[Entries with chart source code]

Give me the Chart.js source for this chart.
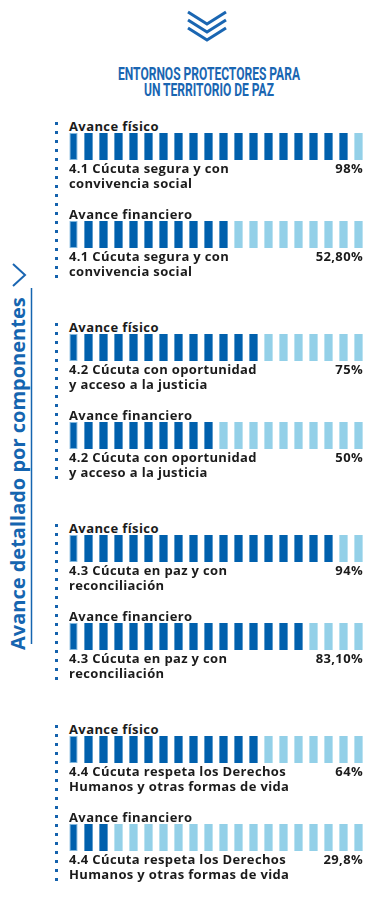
<!DOCTYPE html>
<html>
<head>
<meta charset="utf-8">
<script src="https://cdn.jsdelivr.net/npm/chart.js@4"></script>
<style>
  body { margin: 0; width: 385px; height: 903px; background: #fff; position: relative; overflow: hidden;
         font-family: "Open Sans", sans-serif; color: #1b1b1b; }
  .abs { position: absolute; }
  .title { left: 9px; width: 400px; text-align: center; color: #1a66b2; white-space: nowrap;
           font: bold 19px/15px Roboto, sans-serif; transform-origin: center top; }
  .label { left: 69px; font-weight: 700; font-size: 13px; line-height: 13px; letter-spacing: 0.4px; }
  .name { left: 69px; font-weight: 700; font-size: 13px; line-height: 13px; letter-spacing: 0.35px; white-space: nowrap; }
  .pct { right: 22px; font-weight: 700; font-size: 13px; line-height: 13px; letter-spacing: 0.35px; }
  .dots { left: 55px; width: 3px;
          background: repeating-linear-gradient(to bottom, #1462ad 0 3px, transparent 3px 9px); }
  .side { left: 6px; top: 650px; transform-origin: left top; transform: rotate(-90deg);
          white-space: nowrap; color: #1565b0; font-weight: 700; font-size: 20px; line-height: 24px; }
</style>
</head>
<body>
<svg class="abs" style="left:0;top:0" width="385" height="903">
  <g fill="none" stroke="#1a66b2" stroke-width="3">
    <polyline points="188,12 207,24 226,12"/>
    <polyline points="188,20 207,32 226,20"/>
    <polyline points="188,28 207,40 226,28"/>
    <polyline points="13,264 25,275 13,286" stroke-width="2"/>
  </g>
  <line x1="31.5" y1="288" x2="31.5" y2="644" stroke="#1565b0" stroke-width="1.5"/>
</svg>
<div class="abs title" id="t1" style="top:66px">ENTORNOS PROTECTORES PARA</div>
<div class="abs title" id="t2" style="top:82px">UN TERRITORIO DE PAZ</div>
<div class="abs side">Avance detallado por componentes</div>

<script>
// Components (two text lines each)
const components = [
  ['4.1 Cúcuta segura y con', 'convivencia social'],
  ['4.2 Cúcuta con oportunidad', 'y acceso a la justicia'],
  ['4.3 Cúcuta en paz y con', 'reconciliación'],
  ['4.4 Cúcuta respeta los Derechos', 'Humanos y otras formas de vida']
];
const fisicoLabels = ['98%', '75%', '94%', '64%'];
const financieroLabels = ['52,80%', '50%', '83,10%', '29,8%'];
// filled segments out of 20, as drawn
const fisicoSegments = [19, 13, 18, 13];
const financieroSegments = [11, 10, 16, 3];
const SEGMENTS = 20;

const DARK = '#0060ad';
const LIGHT = '#93d0e8';

// squeeze the title to a condensed look
const t1 = document.getElementById('t1');
const span = document.createElement('span');
span.textContent = t1.textContent;
t1.textContent = '';
t1.appendChild(span);
const sx = 182 / span.getBoundingClientRect().width;
t1.style.transform = `scaleX(${sx})`;
document.getElementById('t2').style.transform = `scaleX(${sx})`;

function addDiv(cls, top, html) {
  const d = document.createElement('div');
  d.className = 'abs ' + cls;
  d.style.top = top + 'px';
  d.innerHTML = html;
  document.body.appendChild(d);
  return d;
}

function makeRow(top, label, filled, lines, pct) {
  addDiv('label', top + 0.5, label);
  const c = document.createElement('canvas');
  c.className = 'abs';
  c.style.left = '66px';
  c.style.top = (top + 14) + 'px';
  c.width = 300; c.height = 27;
  document.body.appendChild(c);

  const seg = Array.from({ length: SEGMENTS }, (_, i) => i + 1);
  new Chart(c, {
    type: 'bar',
    data: {
      labels: seg,
      datasets: [{
        data: seg.map(() => 1),
        backgroundColor: seg.map(s => s <= filled ? DARK : LIGHT),
        borderColor: seg.map(s => s === 1 ? '#7fb6dd' : 'transparent'),
        borderWidth: seg.map(s => s === 1 ? 1 : 0),
        borderSkipped: false,
        barPercentage: 0.55,
        categoryPercentage: 1
      }]
    },
    options: {
      responsive: false,
      animation: false,
      layout: { padding: 0 },
      plugins: { legend: { display: false }, tooltip: { enabled: false } },
      scales: {
        x: { display: false },
        y: { display: false, min: 0, max: 1 }
      }
    }
  });

  addDiv('name', top + 43, lines[0]);
  addDiv('name', top + 58, lines[1]);
  addDiv('pct', top + 43, pct);
}

components.forEach((lines, b) => {
  const top = 119 + b * 201;
  const dots = addDiv('dots', top + 3, '');
  dots.style.height = '159px';
  makeRow(top, 'Avance físico', fisicoSegments[b], lines, fisicoLabels[b]);
  makeRow(top + 88, 'Avance financiero', financieroSegments[b], lines, financieroLabels[b]);
});
</script>
</body>
</html>
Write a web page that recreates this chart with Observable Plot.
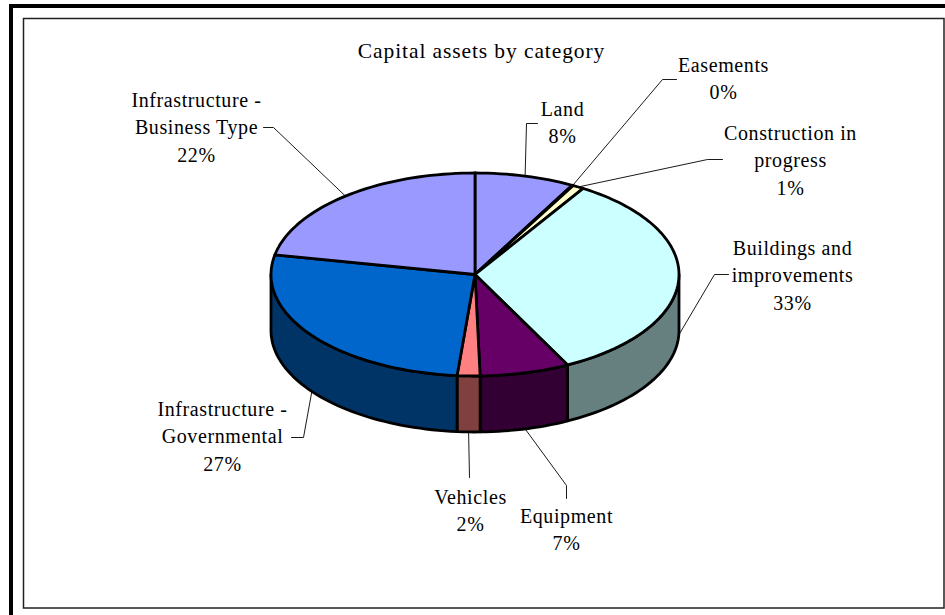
<!DOCTYPE html>
<html>
<head>
<meta charset="utf-8">
<style>html,body{margin:0;padding:0;background:#fff;overflow:hidden}svg{display:block}
.pie-label text{letter-spacing:.6px}
.pie-title text{letter-spacing:.9px}
</style>
<script src="https://cdn.jsdelivr.net/npm/d3@7"></script>
<script src="https://cdn.jsdelivr.net/npm/@observablehq/plot@0.6"></script>
</head>
<body>
<script>
// Data, clockwise from twelve o'clock
const categories = ["Land","Easements","Construction in progress","Buildings and improvements","Equipment","Vehicles","Infrastructure - Governmental","Infrastructure - Business Type"];
const values = [7.9,0.1,0.9,33.6,7.1,1.8,26.7,21.9];
const percentLabels = ["8%","0%","1%","33%","7%","2%","27%","22%"];
const labelLines = ["Land","Easements","Construction in\nprogress","Buildings and\nimprovements","Equipment","Vehicles","Infrastructure -\nGovernmental","Infrastructure -\nBusiness Type"];
const topColors = ["#9999FF","#FFFFCC","#FFFFCC","#CCFFFF","#660066","#FF8080","#0066CC","#9999FF"];
const sideColors = ["#4D4D80","#808066","#808066","#668080","#330033","#804040","#003366","#4D4D80"];
const chartTitle = "Capital assets by category";

// Layout (pixels)
const W = 945, H = 615;
const cx = 474.5, cy = 274, rx = 204, ry = 101.5, depth = 56;
const labelPos = [[562,120],[723,76.5],[790,158],[792,273],[566,527.5],[470,508.5],[222,434],[196,125]];
const elbows = [
  [[526,123],[537,123]],
  [[662,79],[676,79]],
  [[707,159],[722,159]],
  [[714,274],[728,274]],
  [[566,485],[566,498]],
  [[469,477]],
  [[303,437],[291,437]],
  [[273,127],[263,127]]
];

const rad = p => p / 100 * 2 * Math.PI;
const px = t => cx + rx * Math.sin(t);
const py = (t, d = 0) => cy - ry * Math.cos(t) + d;

let acc = 0;
const slices = values.map((v, i) => {
  const s = { i, name: categories[i], start: acc, end: acc + v };
  acc += v;
  return s;
});

function arcPoints(a, b, d) {
  const n = Math.max(2, Math.ceil((b - a) * 2));
  return d3.range(n + 1).map(k => {
    const t = rad(a + (b - a) * k / n);
    return [px(t), py(t, d)];
  });
}

const topPolys = [], sidePolys = [], leaders = [], labels = [];
slices.forEach(s => {
  // top face
  [[cx, cy], ...arcPoints(s.start, s.end, 0), [cx, cy]].forEach(p =>
    topPolys.push({ name: s.name, x: p[0], y: p[1], color: topColors[s.i] }));
  // side wall: only the front half of the rim (25%..75%) is visible
  const a = Math.max(s.start, 25), b = Math.min(s.end, 75);
  if (b > a) {
    const upper = arcPoints(a, b, 0), lower = arcPoints(a, b, depth).reverse();
    [...upper, ...lower, upper[0]].forEach(p =>
      sidePolys.push({ name: s.name, x: p[0], y: p[1], color: sideColors[s.i] }));
  }
  // leader from the rim at the slice's middle angle
  const mid = (s.start + s.end) / 2, t = rad(mid);
  const front = mid > 25 && mid < 75;
  const pts = [[px(t), py(t, front ? depth : 0)], ...elbows[s.i]];
  pts.forEach(p => leaders.push({ name: s.name, x: p[0], y: p[1] }));
  labels.push({ text: labelLines[s.i] + "\n" + percentLabels[s.i], x: labelPos[s.i][0], y: labelPos[s.i][1] });
});

const border = [
  { x1: 11, y1: 6, x2: W + 10, y2: H + 10, sw: 4, c: "#000" },
  { x1: 23.5, y1: 18.5, x2: 944, y2: 608, sw: 1.5, c: "#222" }
];

const chart = Plot.plot({
  width: W, height: H,
  marginTop: 0, marginRight: 0, marginBottom: 0, marginLeft: 0,
  x: { domain: [0, W], range: [0, W], axis: null },
  y: { domain: [0, H], range: [0, H], axis: null },
  style: { background: "#fff", fontFamily: "'Liberation Serif'", overflow: "hidden" },
  marks: [
    Plot.rect(border, { x1: "x1", y1: "y1", x2: "x2", y2: "y2", fill: "none", stroke: "c", strokeWidth: "sw" }),
    Plot.line(sidePolys, { x: "x", y: "y", z: "name", fill: "color", stroke: "#000", strokeWidth: 2.8, strokeLinejoin: "round", curve: "linear" }),
    Plot.line(topPolys, { x: "x", y: "y", z: "name", fill: "color", stroke: "#000", strokeWidth: 2.8, strokeLinejoin: "round", curve: "linear" }),
    Plot.line(leaders, { x: "x", y: "y", z: "name", stroke: "#000", strokeWidth: 0.9, fill: "none", curve: "linear" }),
    Plot.text(labels, { x: "x", y: "y", text: "text", fontSize: 20, lineHeight: 1.37, fill: "#000", textAnchor: "middle", className: "pie-label" }),
    Plot.text([chartTitle], { x: [481], y: [51], text: d => d, fontSize: 21.5, fill: "#000", textAnchor: "middle", className: "pie-title" })
  ]
});
document.body.appendChild(chart);
</script>
</body>
</html>
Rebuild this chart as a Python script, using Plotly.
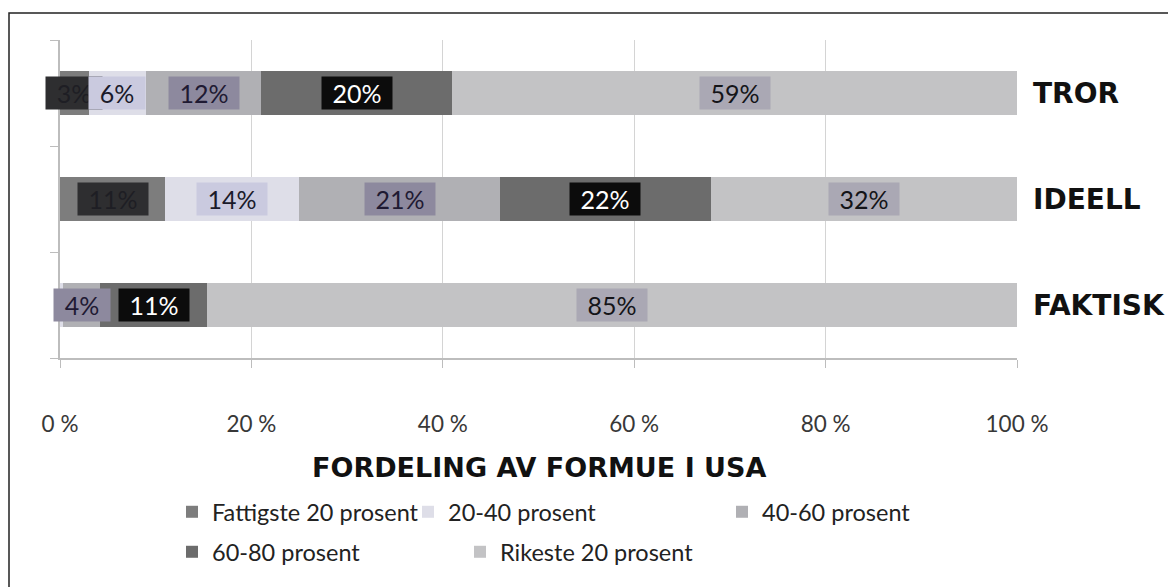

**SHORT PROBLEM:**
Search the records for the word "this", then list every line that has it.

**SOLUTION:**
Give me the Chart.js source for this chart.
Write a web page that recreates this chart with Observable Plot.
Rebuild this chart as a Python script, using Plotly.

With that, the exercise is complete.